Ao reler um dos artigos de Carlos Silva Lopes na compilação dos seus textos, efectuada pelo GEAD Gabinete de Estudos de Arte Decorativas da Universidade Católica Portuguesa, edição de 2004, encontrei o texto "Algumas peças de mobiliário nas tábuas votivas portuguesas", publicado no suplemento semanal de O Primeiro de Janeiro, de 3 de Novembro de 1968, onde o autor faz referência a peças de mobiliário desenhadas nessas ingénuas representações votivas. Para além do seu carácter devocional e de agradecimento pelas graças concedidas, são, também, excelentes fontes documentais para o estudo socio económico das épocas em reporte, dado que, muitas delas são datadas.
Neste exemplar, pintura a óleo sobre tela, Dª Maria Antónia Teixeira Chaves agradece a intercessão de Nossa Senhora das Ermidas, pela sua cura devida a um perigozo aborto ocorrido em Dezembro de 1776. O ambiente retratado indicia uma casa nobre. O seu proprietário, João F. Moraes Sarmento, fidalgo de caza de S. Mage. morador na cid de Miranda Reyno de Portugal, pertencia à fidalguia do reino. A imagem de N. Srª das Ermidas surge ao alto, à direita, sobre nuvens. A composição restante mostra o interior do quarto, com a doente repousando num leito de espaldar e dossel. Os tecidos são luxuosos, com rendas, franjas e borlas. Outros móveis, como um armário e cadeiras de braços, podem também, ser vistos. O tecto, dividido em caixotões com fechos de talha, mostra a riqueza da família e alguma educação artística do pintor, que representou, com fidelidade, alguns pormenores, que se evidenciam nas "franjas dos cortinados, nas rendas dos lençóis e cobertas das camas dos doentes"1.

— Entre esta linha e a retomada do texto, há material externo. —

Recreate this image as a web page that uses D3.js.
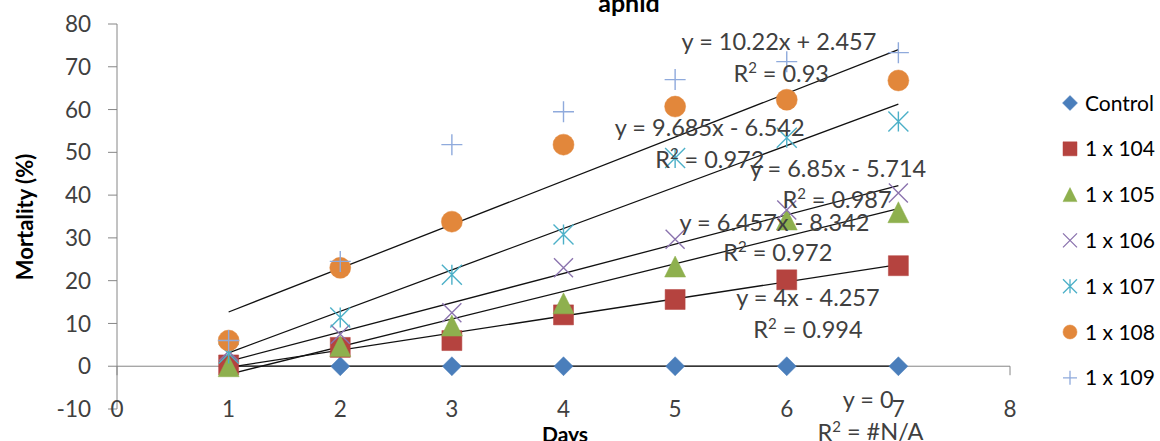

Ex voto invocando Nossa Senhora das Neves ao Captam José d'Affonseca Pinto caso o livrasse de uma grave moléstia (...) Seixo Setembro da era de 1719. A cena representa o interior do quarto do capitão, onde se pode observar o doente, na sua cama de dossel, com panejamentos e cobertas. Está rodeado dos seus serviçais, em atitude de agradecimento a Nossa Senhora que, representada entre nuvens, se encontra em posição cimeira, à esquerda. O pintor representou o quarto com as paredes, chão e tecto pintados de cores variadas. O exame atento destas pinturas revela " facetas curiosíssimas da vida doméstica portuguesa"2.
Este último ex voto, de cariz mais popular, representa uma graça concedida por Santo António, que livrou uma menina de ser atropelada por um carro de bois. Este quase acidente teve lugar em Vila do Conde, no ano de 1719.
Representa uma cena de exterior, na qual se pode ver uma rua de Vila do Conde onde circula um carro puxado por bois, carregado de sacos e conduzido por um homem do povo. A menina, objecto da graça concedida por Santo António, encontra-se debaixo do carro. A imagem de Santo António, posiciona-se à esquerda, envolvida numa nuvem.
Para terminar esta breve abordagem, ainda nas palavras de Carlos da Silva Lopes " erros e fantasias dos autores das pinturas votivas não anulam o valor documental das representações, quaisquer que elas sejam". Trate-se de cenas marítimas ou terrestres, de acidentes de viação, de desastres ou de enfermidades na própria casa, com frequência as promessas apresentam pormenores de interesse para a compreensão da vida de outros tempos"3.
1/2/3- Carlos da Silva Lopes " Estudos de História do Mobiliário", pág.123 e 125.